This semester I will attend a postgraduate course on Deep Learning. I want to write down my thoughts after each class.
Nowadays, we have accumulated a lot of data and entered the era of "big data". How to extract useful information from such a large data set is a crucial problem faced by many researchers. To process them, we have to develop new efficient tools. A lot of them can be used for data with only numbers, but not images or videos. Deep learning is a very useful tool to extract information from images. It ranks high in most of open competitions on processing images. In the researches of Google glasses and Baidu eyes, deep learning is playing an important role.

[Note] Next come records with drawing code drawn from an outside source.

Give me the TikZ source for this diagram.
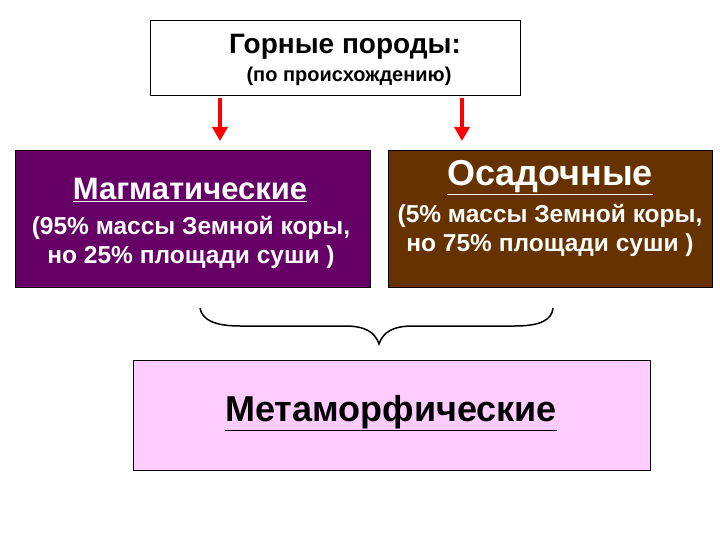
\documentclass[tikz,border=0pt]{standalone}
\usepackage{fontspec}
\setmainfont{Liberation Sans}
\usetikzlibrary{arrows.meta}
\definecolor{magm}{HTML}{660066}
\definecolor{osad}{HTML}{663300}
\definecolor{meta}{HTML}{FFCCFF}
\tikzset{box/.style={draw=black,line width=0.8pt,inner sep=0pt},
redarr/.style={draw=red,line width=4pt,-{Triangle[width=15pt,length=14pt]},red},
lbl/.style={font=\bfseries,align=center}}
\begin{document}
\begin{tikzpicture}[x=1pt,y=-1pt]
\useasboundingbox (0,0) rectangle (720,540);
\node[box,fill=white,minimum width=370,minimum height=75] (top) at (335,57.5) {};
\node[lbl,font=\bfseries\fontsize{28}{30}\selectfont] (t1) at (345,47) {Горные породы:};
\node[lbl,font=\bfseries\fontsize{20}{22}\selectfont] (t2) at (349,76) {(по происхождению)};
\node[box,fill=magm,minimum width=355,minimum height=137] (mag) at (192.5,218.5) {};
\node[box,fill=osad,minimum width=324,minimum height=137] (osa) at (550,218.5) {};
\node[box,fill=meta,minimum width=517,minimum height=110] (met) at (391.5,415) {};
\coordinate (a1s) at (220,98); \coordinate (a1e) at (220,141);
\coordinate (a2s) at (462,98); \coordinate (a2e) at (462,141);
\draw[redarr] (a1s) -- (a1e);
\draw[redarr] (a2s) -- (a2e);
\node[lbl,text=white,font=\bfseries\fontsize{31}{33}\selectfont] (m1) at (190,190) {\underline{Магматические}};
\node[lbl,text=white,font=\bfseries\fontsize{24.5}{29}\selectfont] (m2) at (191,242) {(95\% массы Земной коры,\\но 25\% площади суши )};
\node[lbl,text=white,font=\bfseries\fontsize{36}{38}\selectfont] (o1) at (550,178) {\underline{Осадочные}};
\node[lbl,text=white,font=\bfseries\fontsize{24.5}{29}\selectfont] (o2) at (550,230) {(5\% массы Земной коры,\\но 75\% площади суши )};
\node[lbl,font=\bfseries\fontsize{36}{38}\selectfont] (mt) at (391,413) {\underline{Метаморфические}};
\coordinate (bl) at (200,308); \coordinate (br) at (553,308); \coordinate (bc) at (379,344);
\draw[line width=1.5pt] (bl) .. controls (202,320) and (215,326) .. (240,326) -- (345,326) .. controls (365,326) and (375,332) .. (bc)
 .. controls (383,332) and (393,326) .. (413,326) -- (515,326) .. controls (540,326) and (552,320) .. (br);
\end{tikzpicture}
\end{document}
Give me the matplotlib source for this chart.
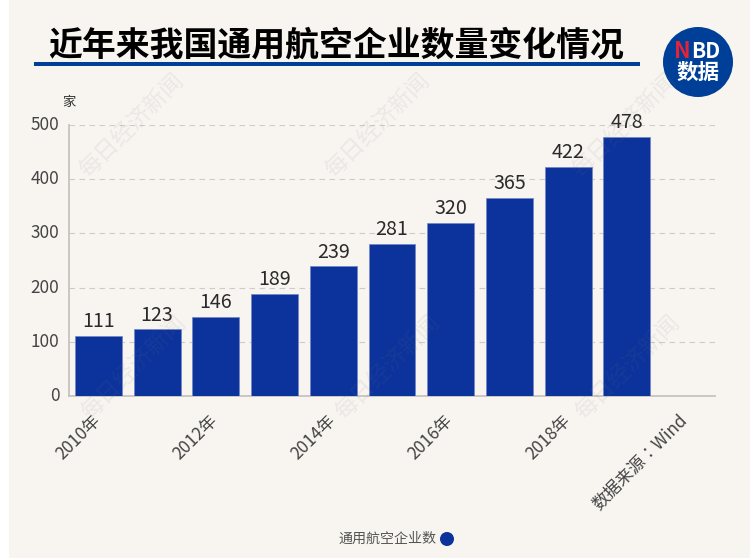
import matplotlib
matplotlib.use("Agg")
import matplotlib.pyplot as plt
from matplotlib.patches import Rectangle, Circle
from matplotlib.transforms import ScaledTranslation

plt.rcParams['font.family'] = ['Noto Sans CJK SC', 'DejaVu Sans']

# ---------- dados ----------
years = ["2010年", "2011年", "2012年", "2013年", "2014年", "2015年", "2016年", "2017年", "2018年", "2019年"]
companies = [111, 123, 146, 189, 239, 281, 320, 365, 422, 478]
source_label = "数据来源：Wind"
shown_labels = ["2010年", "2012年", "2014年", "2016年", "2018年", source_label]
y_ticks = [0, 100, 200, 300, 400, 500]

title = "近年来我国通用航空企业数量变化情况"
unit = "家"
legend_label = "通用航空企业数"
watermark = "每日经济新闻"

W, H = 750, 558
cream = "#F8F5F1"
bar_color = "#0C339C"
line_blue = "#003F98"

fig = plt.figure(figsize=(W / 100, H / 100), dpi=100, facecolor="white")
fig.patches.append(Rectangle((9 / W, 0), 1 - 9 / W, 1, transform=fig.transFigure, facecolor=cream, edgecolor="none", zorder=-5))

# ---------- grafico ----------
ax = fig.add_axes([69 / W, 1 - 396 / H, 646 / W, 271 / H])
ax.patch.set_alpha(0)
categories = years + [source_label]
x = list(range(len(categories)))
ax.bar(x[:len(years)], companies, width=0.8, color=bar_color, edgecolor="#6F86C6", linewidth=0.5, zorder=3)
for xi, v in zip(x, companies):
    ax.text(xi, v + 7, str(v), ha="center", va="bottom", fontsize=14.2, color="#2A2A2A", zorder=4)

ax.set_xlim(-0.5, len(categories) - 0.5)
ax.set_ylim(0, 500)
ax.set_yticks(y_ticks)
ax.tick_params(axis="y", length=0, pad=7, labelsize=12.4, labelcolor="#444444")
ax.grid(axis="y", color="#CFCCC8", linestyle=(0, (5, 4)), linewidth=0.8, zorder=0)
ax.set_xticks([i for i, c in enumerate(categories) if c in shown_labels])
ax.set_xticklabels([c for c in categories if c in shown_labels], rotation=45, ha="right", rotation_mode="anchor", fontsize=12.3, color="#444444")
ax.tick_params(axis="x", length=0, pad=11)

# deslocar os rotulos alguns pixels
for lab in ax.get_xticklabels():
    lab.set_transform(lab.get_transform() + ScaledTranslation(-7 / 100, 0, fig.dpi_scale_trans))
    if lab.get_text() == source_label:
        lab.set_fontfamily(['Noto Sans CJK TC', 'DejaVu Sans'])
for lab in ax.get_yticklabels():
    lab.set_transform(lab.get_transform() + ScaledTranslation(0, 2 / 100, fig.dpi_scale_trans))

for s in ["top", "right"]:
    ax.spines[s].set_visible(False)
for s in ["left", "bottom"]:
    ax.spines[s].set_color("#C6C3C0")
    ax.spines[s].set_linewidth(1.3)

# ---------- titulo, logo, legenda, marca d'agua (em pixels) ----------
ov = fig.add_axes([0, 0, 1, 1], zorder=10)
ov.set_xlim(0, W)
ov.set_ylim(H, 0)
ov.axis("off")

ov.text(48, 45, title, fontsize=24.4, fontweight="bold", color="black", ha="left", va="center")
ov.add_patch(Rectangle((34, 62), 606, 4, facecolor=line_blue, edgecolor="none"))
ov.text(62, 102, unit, fontsize=9.6, color="#333333", ha="left", va="center")

ov.add_patch(Circle((698, 62), 35, facecolor=line_blue, edgecolor="none"))
ov.text(691, 51, "N", fontsize=16, fontweight="bold", color="#E0243A", ha="right", va="center")
ov.text(691.5, 51, "BD", fontsize=15, fontweight="bold", color="white", ha="left", va="center")
ov.text(698.5, 72, "数据", fontsize=15.5, fontweight="bold", color="white", ha="center", va="center")

ov.text(436, 539, legend_label, fontsize=10.1, color="#555555", ha="right", va="center")
ov.add_patch(Circle((447, 539), 7, facecolor=bar_color, edgecolor="none"))

for wx, wy in [(132, 125), (378, 125), (625, 125), (134, 367), (388, 367), (628, 367)]:
    ov.text(wx, wy, watermark, fontsize=16.5, rotation=45, color="#777777", alpha=0.1, ha="center", va="center")

fig.savefig("out.png", dpi=100, facecolor=fig.get_facecolor())
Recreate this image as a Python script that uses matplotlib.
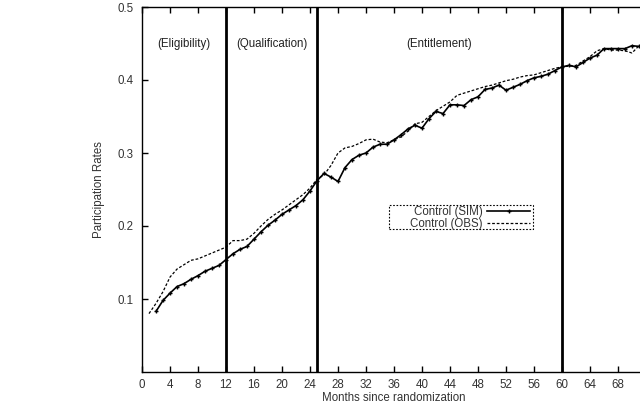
import matplotlib
matplotlib.use("Agg")
import matplotlib.pyplot as plt
from matplotlib.patches import Rectangle

plt.rcParams['font.family'] = ['Liberation Sans', 'DejaVu Sans']

sim_months = list(range(2, 72))
sim_values = [0.083, 0.098, 0.108, 0.117, 0.121, 0.127, 0.132, 0.138, 0.142, 0.146,
              0.154, 0.162, 0.168, 0.172, 0.182, 0.192, 0.201, 0.208, 0.216, 0.222,
              0.228, 0.236, 0.248, 0.262, 0.272, 0.267, 0.261, 0.280, 0.291, 0.297,
              0.300, 0.308, 0.312, 0.312, 0.318, 0.325, 0.333, 0.338, 0.334, 0.347,
              0.357, 0.354, 0.366, 0.366, 0.365, 0.373, 0.377, 0.387, 0.389, 0.393,
              0.386, 0.390, 0.394, 0.399, 0.403, 0.405, 0.408, 0.413, 0.418, 0.420,
              0.418, 0.424, 0.430, 0.434, 0.443, 0.443, 0.443, 0.443, 0.447, 0.446]

obs_months = list(range(1, 72))
obs_values = [0.080, 0.094, 0.110, 0.130, 0.141, 0.147, 0.153, 0.155, 0.159, 0.163,
              0.167, 0.171, 0.180, 0.180, 0.182, 0.190, 0.200, 0.209, 0.216, 0.222,
              0.229, 0.236, 0.243, 0.252, 0.264, 0.270, 0.283, 0.300, 0.307, 0.309,
              0.313, 0.318, 0.319, 0.315, 0.314, 0.318, 0.322, 0.330, 0.340, 0.342,
              0.350, 0.358, 0.364, 0.370, 0.379, 0.382, 0.385, 0.388, 0.391, 0.393,
              0.396, 0.399, 0.401, 0.404, 0.406, 0.407, 0.410, 0.413, 0.416, 0.418,
              0.419, 0.420, 0.426, 0.432, 0.440, 0.443, 0.441, 0.441, 0.440, 0.437,
              0.447]

phase_bounds = [12, 25, 60]
phase_labels = ["(Eligibility)", "(Qualification)", "(Entitlement)"]
phase_label_x = [6, 18.5, 42.5]

x_ticks = list(range(0, 72, 4))
y_ticks = [0.1, 0.2, 0.3, 0.4, 0.5]

FS = 8.3
TXT = '#333333'

fig = plt.figure(figsize=(6.4, 4.05), dpi=100)
ax = fig.add_axes([142/640, 33/405, 504/640, 365/405])

ax.plot(sim_months, sim_values, color='black', lw=1.2, marker='+', ms=3.5,
        mew=1.0, label='Control (SIM)')
ax.plot(obs_months, obs_values, color='black', lw=0.9, ls=(0, (2.2, 1.5)),
        label='Control (OBS)')

for b in phase_bounds:
    ax.axvline(b, color='black', lw=2.0)

for lab, xp in zip(phase_labels, phase_label_x):
    ax.text(xp, 0.45, lab, ha='center', va='center', fontsize=FS, color='#222222')

ax.set_xlim(0, 72)
ax.set_ylim(0, 0.5)
ax.set_xticks(x_ticks)
ax.set_yticks(y_ticks)
ax.set_yticklabels([f"{v:.1f}" for v in y_ticks])
ax.tick_params(direction='in', length=4, width=1, labelsize=FS,
               top=True, right=True, colors='black', labelcolor=TXT)
ax.tick_params(axis='x', pad=5)
ax.tick_params(axis='y', pad=6)
for s in ax.spines.values():
    s.set_linewidth(1.0)

ax.set_xlabel('Months since randomization', fontsize=FS, color=TXT, labelpad=1)
ax.set_ylabel('Participation Rates', fontsize=FS, color=TXT, labelpad=9)

# legend frame (dotted box, as in gnuplot)
ax.add_patch(Rectangle((0.490, 0.392), 0.286, 0.0655, transform=ax.transAxes,
                       fill=True, facecolor='white', edgecolor='black',
                       ls=(0, (1.5, 1.5)), lw=0.8, zorder=4))
leg = ax.legend(loc='upper right', bbox_to_anchor=(0.772, 0.4575), markerfirst=False,
                fontsize=FS, handlelength=3.7, handletextpad=0.4, borderpad=0.1,
                labelspacing=0.0, frameon=False, borderaxespad=0)
leg.set_zorder(5)
for t in leg.get_texts():
    t.set_color(TXT)

fig.savefig('out.png', dpi=100)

When we see a picture, we can detect useful partial information at once, like a human or a tree. But when computers read a picture, they can only obtain a matrix of numbers but nothing else. Then how to make them get the topic of a person from such a matrix? To process images, we need several steps, filtering noise of image data, preprocessing, feature extraction, and then classification. Each step of processing may correspond one or two layers in neural networks as we have seen. Usually deep learning is involved with many steps. For example, to do person re-identification pipeline, one will need at least seven steps, from pedestrian detection, pose estimation and so on. GoogleNet even contains more than 20 layers. Deep learning can allow such a complex model for dealing these problems.
Even in one single step, for example feature extraction, we might need other techniques to combine some or discard some useless features. So it is very difficult to learn with deep learning. But it is powerful! We can improve capacity in a large scale even though we only add one more layer. Therefore, deep learning can break bottleneck of accuracy which other learning models may face. As we can see, it behaves well in applications.